TASK DESCRIPTION: Transcribe the records below exactly as they appear, omitting any pictures.

------ SUPPLIED RECORDS

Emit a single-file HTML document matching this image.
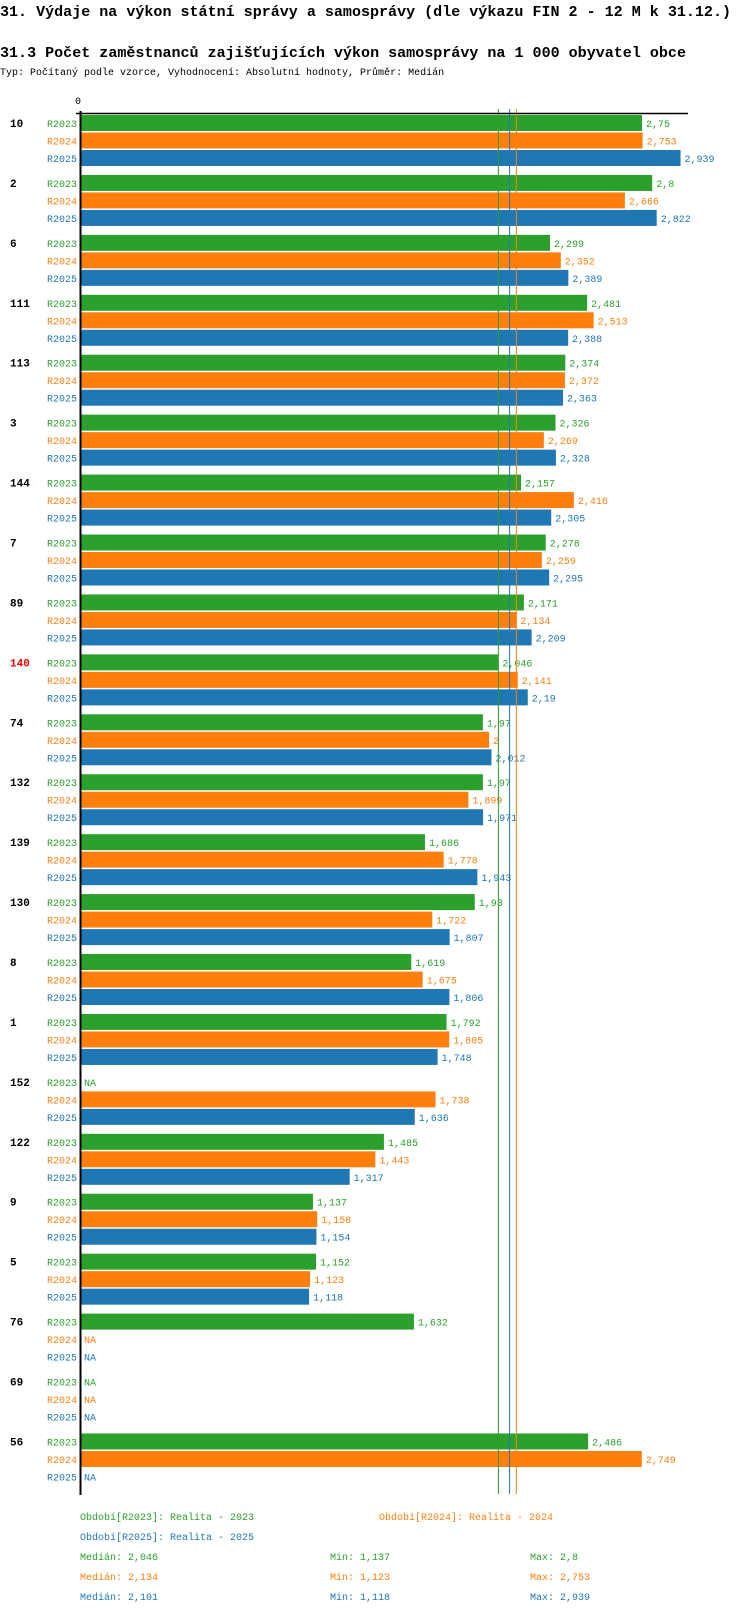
<!DOCTYPE html>
<html><head><meta charset="utf-8"><style>
body{margin:0;background:#fff;width:750px;height:1614px;overflow:hidden}
svg{display:block;font-family:"Liberation Mono","DejaVu Sans Mono",monospace}
</style></head><body>
<svg id="chart" width="750" height="1614" viewBox="0 0 750 1614" xmlns="http://www.w3.org/2000/svg">
<text x="0" y="16" font-size="15" font-weight="bold" textLength="731" lengthAdjust="spacingAndGlyphs">31. Výdaje na výkon státní správy a samosprávy (dle výkazu FIN 2 - 12 M k 31.12.)</text>
<text x="0" y="57" font-size="15" font-weight="bold" textLength="686" lengthAdjust="spacingAndGlyphs">31.3 Počet zaměstnanců zajišťujících výkon samosprávy na 1 000 obyvatel obce</text>
<text x="0" y="75" font-size="10">Typ: Počítaný podle vzorce, Vyhodnocení: Absolutní hodnoty, Průměr: Medián</text>
<g id="plot"></g>
</svg>
<script>
const categories=["10","2","6","111","113","3","144","7","89","140","74","132","139","130","8","1","152","122","9","5","76","69","56"];
const seriesNames=["R2023","R2024","R2025"];
const r2023=[2.75,2.8,2.299,2.481,2.374,2.326,2.157,2.278,2.171,2.046,1.97,1.97,1.686,1.93,1.619,1.792,null,1.485,1.137,1.152,1.632,null,2.486];
const r2024=[2.753,2.666,2.352,2.513,2.372,2.269,2.416,2.259,2.134,2.141,2,1.899,1.778,1.722,1.675,1.805,1.738,1.443,1.158,1.123,null,null,2.749];
const r2025=[2.939,2.822,2.389,2.388,2.363,2.328,2.305,2.295,2.209,2.19,2.012,1.971,1.943,1.807,1.806,1.748,1.636,1.317,1.154,1.118,null,null,null];
const medians=[2.046,2.134,2.101];
const mins=[1.137,1.123,1.118];
const maxs=[2.8,2.753,2.939];
const highlighted="140";

const colors=["#2ca02c","#ff7f0e","#1f77b4"];
const NS="http://www.w3.org/2000/svg";
const g=document.getElementById('plot');
const x0=81, scale=204;
const xs=v=>x0+v*scale;
const groupTop=i=>115+i*59.93;
const barY=(i,s)=>groupTop(i)+s*17.5;
const fmt=v=>String(v).replace('.',',');
function el(tag,attrs,txt){const e=document.createElementNS(NS,tag);for(const k in attrs)e.setAttribute(k,attrs[k]);if(txt!==undefined)e.textContent=txt;g.appendChild(e);return e;}
const series=[r2023,r2024,r2025];

categories.forEach((c,i)=>{
  const t=el('text',{x:10,y:groupTop(i)+12,'font-size':11,'font-weight':'bold',fill:c===highlighted?'#ff0000':'#000'},c);
  
  
  series.forEach((arr,s)=>{
    const y=barY(i,s);const v=arr[i];
    const l=el('text',{x:77,y:y+12,'font-size':10,'text-anchor':'end',fill:colors[s]},seriesNames[s]);
    
    
    if(v===null){
      const n=el('text',{x:84,y:y+12,'font-size':10,fill:colors[s]},'NA');
      
      
    }else{
      const r=el('rect',{x:x0,y:y,width:xs(v)-x0,height:16,fill:colors[s]});
      
      
      const vl=el('text',{x:xs(v)+4,y:y+12,'font-size':10,fill:colors[s]},fmt(v));
      
      
    }
  });
});
medians.forEach((m,s)=>{
  const ln=el('line',{x1:xs(m),x2:xs(m),y1:109,y2:1494,stroke:colors[s],'stroke-width':1});
  
  
});
const ax=el('line',{x1:76,x2:688,y1:113.5,y2:113.5,stroke:'#000','stroke-width':1.5});


const ay=el('line',{x1:80.5,x2:80.5,y1:111,y2:1495,stroke:'#000','stroke-width':2});


const tk=el('text',{x:78,y:104,'font-size':10,'text-anchor':'middle'},'0');



const legendPos=[[80,1520],[379,1520],[80,1540]];
const periodNames=["Realita - 2023","Realita - 2024","Realita - 2025"];
legendPos.forEach((p,s)=>{
  const t=el('text',{x:p[0],y:p[1],'font-size':10,fill:colors[s]},'Období['+seriesNames[s]+']: '+periodNames[s]);
  
  
});
[0,1,2].forEach(s=>{
  const y=1560+s*20;
  const a=el('text',{x:80,y:y,'font-size':10,fill:colors[s]},'Medián: '+fmt(medians[s]));
  
  
  const b=el('text',{x:330,y:y,'font-size':10,fill:colors[s]},'Min: '+fmt(mins[s]));
  
  
  const c=el('text',{x:530,y:y,'font-size':10,fill:colors[s]},'Max: '+fmt(maxs[s]));
  
  
});
</script>
</body></html>
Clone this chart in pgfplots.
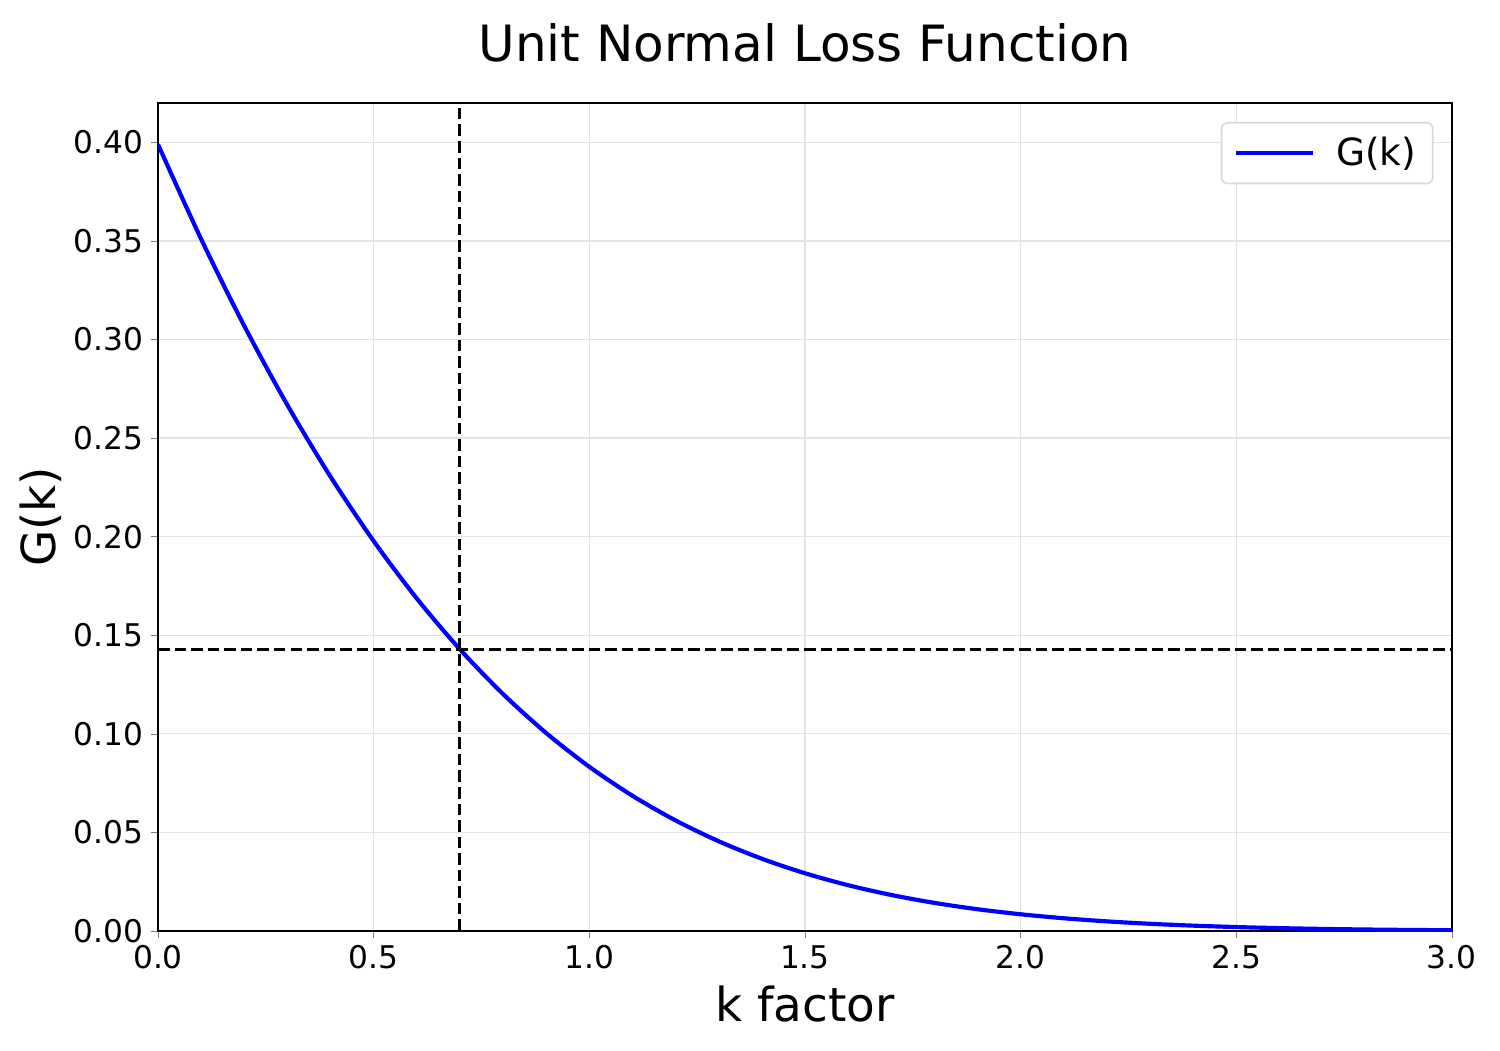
\documentclass[border=0pt]{standalone}
\usepackage{pgfplots}
\pgfplotsset{compat=1.18}
\usepackage{fontspec}
\setmainfont{DejaVu Sans}
\begin{document}
\begin{tikzpicture}
\begin{axis}[
  scale only axis,
  width=621pt, height=397.5pt,
  xmin=0, xmax=3, ymin=0, ymax=0.42,
  xtick={0,0.5,1,1.5,2,2.5,3},
  ytick={0,0.05,0.1,0.15,0.2,0.25,0.3,0.35,0.4},
  xticklabel style={/pgf/number format/.cd,fixed,fixed zerofill,precision=1},
  yticklabel style={/pgf/number format/.cd,fixed,fixed zerofill,precision=2},
  /pgf/number format/assume math mode=true,
  tick label style={font=\fontsize{15}{17}\selectfont},
  tick align=outside, major tick length=3.5pt,
  xtick pos=bottom, ytick pos=left,
  grid=major, major grid style={gray!22, line width=0.6pt},
  axis line style={line width=0.8pt},
  title={Unit Normal Loss Function},
  title style={font=\fontsize{24}{28}\selectfont, yshift=10pt},
  xlabel={k factor}, ylabel={G(k)},
  label style={font=\fontsize{22.5}{26}\selectfont},
  xlabel style={yshift=-1pt},
  ylabel style={yshift=-1pt},
  legend style={font=\fontsize{18}{21}\selectfont, draw=gray!30, line width=0.8pt, rounded corners=3pt, inner xsep=6pt, inner ysep=5pt, column sep=8pt, at={(0.986,0.977)}, anchor=north east},
  legend image code/.code={\draw[#1] (0pt,0pt) -- (37pt,0pt);},
  legend cell align=left,
]
\addplot[blue, line width=2pt, smooth] coordinates {
(0,0.398942)(0.1,0.350936)(0.2,0.306895)(0.3,0.266761)(0.4,0.230439)
(0.5,0.197796)(0.6,0.168673)(0.7,0.142879)(0.8,0.120208)(0.9,0.100431)
(1.0,0.083316)(1.1,0.068619)(1.2,0.056102)(1.3,0.045529)(1.4,0.036667)
(1.5,0.029307)(1.6,0.023243)(1.7,0.018288)(1.8,0.014276)(1.9,0.011054)
(2.0,0.008491)(2.1,0.006470)(2.2,0.004888)(2.3,0.003662)(2.4,0.002720)
(2.5,0.002003)(2.6,0.001464)(2.7,0.001060)(2.8,0.000761)(2.9,0.000542)
(3.0,0.000382)};
\addlegendentry{G(k)}
\addplot[black, line width=1.5pt, dash pattern=on 5.55pt off 2.4pt, forget plot] coordinates {(0.7,0)(0.7,0.42)};
\addplot[black, line width=1.5pt, dash pattern=on 5.55pt off 2.4pt, forget plot] coordinates {(0,0.142879)(3,0.142879)};
\end{axis}
\pgfresetboundingbox
\useasboundingbox (current axis.south west) ++(-75.84pt,-57.12pt) rectangle ++(720pt,504pt);
\end{tikzpicture}
\end{document}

------------

SOLUTION:
Emit a single-file HTML document matching this image.
<!DOCTYPE html>
<html><head><meta charset="utf-8"><style>
body{margin:0;background:#fff;width:750px;height:1614px;overflow:hidden}
svg{display:block;font-family:"Liberation Mono","DejaVu Sans Mono",monospace}
</style></head><body>
<svg id="chart" width="750" height="1614" viewBox="0 0 750 1614" xmlns="http://www.w3.org/2000/svg">
<text x="0" y="16" font-size="15" font-weight="bold" textLength="731" lengthAdjust="spacingAndGlyphs">31. Výdaje na výkon státní správy a samosprávy (dle výkazu FIN 2 - 12 M k 31.12.)</text>
<text x="0" y="57" font-size="15" font-weight="bold" textLength="686" lengthAdjust="spacingAndGlyphs">31.3 Počet zaměstnanců zajišťujících výkon samosprávy na 1 000 obyvatel obce</text>
<text x="0" y="75" font-size="10">Typ: Počítaný podle vzorce, Vyhodnocení: Absolutní hodnoty, Průměr: Medián</text>
<g id="plot"></g>
</svg>
<script>
const categories=["10","2","6","111","113","3","144","7","89","140","74","132","139","130","8","1","152","122","9","5","76","69","56"];
const seriesNames=["R2023","R2024","R2025"];
const r2023=[2.75,2.8,2.299,2.481,2.374,2.326,2.157,2.278,2.171,2.046,1.97,1.97,1.686,1.93,1.619,1.792,null,1.485,1.137,1.152,1.632,null,2.486];
const r2024=[2.753,2.666,2.352,2.513,2.372,2.269,2.416,2.259,2.134,2.141,2,1.899,1.778,1.722,1.675,1.805,1.738,1.443,1.158,1.123,null,null,2.749];
const r2025=[2.939,2.822,2.389,2.388,2.363,2.328,2.305,2.295,2.209,2.19,2.012,1.971,1.943,1.807,1.806,1.748,1.636,1.317,1.154,1.118,null,null,null];
const medians=[2.046,2.134,2.101];
const mins=[1.137,1.123,1.118];
const maxs=[2.8,2.753,2.939];
const highlighted="140";

const colors=["#2ca02c","#ff7f0e","#1f77b4"];
const NS="http://www.w3.org/2000/svg";
const g=document.getElementById('plot');
const x0=81, scale=204;
const xs=v=>x0+v*scale;
const groupTop=i=>115+i*59.93;
const barY=(i,s)=>groupTop(i)+s*17.5;
const fmt=v=>String(v).replace('.',',');
function el(tag,attrs,txt){const e=document.createElementNS(NS,tag);for(const k in attrs)e.setAttribute(k,attrs[k]);if(txt!==undefined)e.textContent=txt;g.appendChild(e);return e;}
const series=[r2023,r2024,r2025];

categories.forEach((c,i)=>{
  const t=el('text',{x:10,y:groupTop(i)+12,'font-size':11,'font-weight':'bold',fill:c===highlighted?'#ff0000':'#000'},c);
  
  
  series.forEach((arr,s)=>{
    const y=barY(i,s);const v=arr[i];
    const l=el('text',{x:77,y:y+12,'font-size':10,'text-anchor':'end',fill:colors[s]},seriesNames[s]);
    
    
    if(v===null){
      const n=el('text',{x:84,y:y+12,'font-size':10,fill:colors[s]},'NA');
      
      
    }else{
      const r=el('rect',{x:x0,y:y,width:xs(v)-x0,height:16,fill:colors[s]});
      
      
      const vl=el('text',{x:xs(v)+4,y:y+12,'font-size':10,fill:colors[s]},fmt(v));
      
      
    }
  });
});
medians.forEach((m,s)=>{
  const ln=el('line',{x1:xs(m),x2:xs(m),y1:109,y2:1494,stroke:colors[s],'stroke-width':1});
  
  
});
const ax=el('line',{x1:76,x2:688,y1:113.5,y2:113.5,stroke:'#000','stroke-width':1.5});


const ay=el('line',{x1:80.5,x2:80.5,y1:111,y2:1495,stroke:'#000','stroke-width':2});


const tk=el('text',{x:78,y:104,'font-size':10,'text-anchor':'middle'},'0');



const legendPos=[[80,1520],[379,1520],[80,1540]];
const periodNames=["Realita - 2023","Realita - 2024","Realita - 2025"];
legendPos.forEach((p,s)=>{
  const t=el('text',{x:p[0],y:p[1],'font-size':10,fill:colors[s]},'Období['+seriesNames[s]+']: '+periodNames[s]);
  
  
});
[0,1,2].forEach(s=>{
  const y=1560+s*20;
  const a=el('text',{x:80,y:y,'font-size':10,fill:colors[s]},'Medián: '+fmt(medians[s]));
  
  
  const b=el('text',{x:330,y:y,'font-size':10,fill:colors[s]},'Min: '+fmt(mins[s]));
  
  
  const c=el('text',{x:530,y:y,'font-size':10,fill:colors[s]},'Max: '+fmt(maxs[s]));
  
  
});
</script>
</body></html>
Clone this chart in pgfplots.
\documentclass[border=0pt]{standalone}
\usepackage{pgfplots}
\pgfplotsset{compat=1.18}
\usepackage{fontspec}
\setmainfont{DejaVu Sans}
\begin{document}
\begin{tikzpicture}
\begin{axis}[
  scale only axis,
  width=621pt, height=397.5pt,
  xmin=0, xmax=3, ymin=0, ymax=0.42,
  xtick={0,0.5,1,1.5,2,2.5,3},
  ytick={0,0.05,0.1,0.15,0.2,0.25,0.3,0.35,0.4},
  xticklabel style={/pgf/number format/.cd,fixed,fixed zerofill,precision=1},
  yticklabel style={/pgf/number format/.cd,fixed,fixed zerofill,precision=2},
  /pgf/number format/assume math mode=true,
  tick label style={font=\fontsize{15}{17}\selectfont},
  tick align=outside, major tick length=3.5pt,
  xtick pos=bottom, ytick pos=left,
  grid=major, major grid style={gray!22, line width=0.6pt},
  axis line style={line width=0.8pt},
  title={Unit Normal Loss Function},
  title style={font=\fontsize{24}{28}\selectfont, yshift=10pt},
  xlabel={k factor}, ylabel={G(k)},
  label style={font=\fontsize{22.5}{26}\selectfont},
  xlabel style={yshift=-1pt},
  ylabel style={yshift=-1pt},
  legend style={font=\fontsize{18}{21}\selectfont, draw=gray!30, line width=0.8pt, rounded corners=3pt, inner xsep=6pt, inner ysep=5pt, column sep=8pt, at={(0.986,0.977)}, anchor=north east},
  legend image code/.code={\draw[#1] (0pt,0pt) -- (37pt,0pt);},
  legend cell align=left,
]
\addplot[blue, line width=2pt, smooth] coordinates {
(0,0.398942)(0.1,0.350936)(0.2,0.306895)(0.3,0.266761)(0.4,0.230439)
(0.5,0.197796)(0.6,0.168673)(0.7,0.142879)(0.8,0.120208)(0.9,0.100431)
(1.0,0.083316)(1.1,0.068619)(1.2,0.056102)(1.3,0.045529)(1.4,0.036667)
(1.5,0.029307)(1.6,0.023243)(1.7,0.018288)(1.8,0.014276)(1.9,0.011054)
(2.0,0.008491)(2.1,0.006470)(2.2,0.004888)(2.3,0.003662)(2.4,0.002720)
(2.5,0.002003)(2.6,0.001464)(2.7,0.001060)(2.8,0.000761)(2.9,0.000542)
(3.0,0.000382)};
\addlegendentry{G(k)}
\addplot[black, line width=1.5pt, dash pattern=on 5.55pt off 2.4pt, forget plot] coordinates {(0.7,0)(0.7,0.42)};
\addplot[black, line width=1.5pt, dash pattern=on 5.55pt off 2.4pt, forget plot] coordinates {(0,0.142879)(3,0.142879)};
\end{axis}
\pgfresetboundingbox
\useasboundingbox (current axis.south west) ++(-75.84pt,-57.12pt) rectangle ++(720pt,504pt);
\end{tikzpicture}
\end{document}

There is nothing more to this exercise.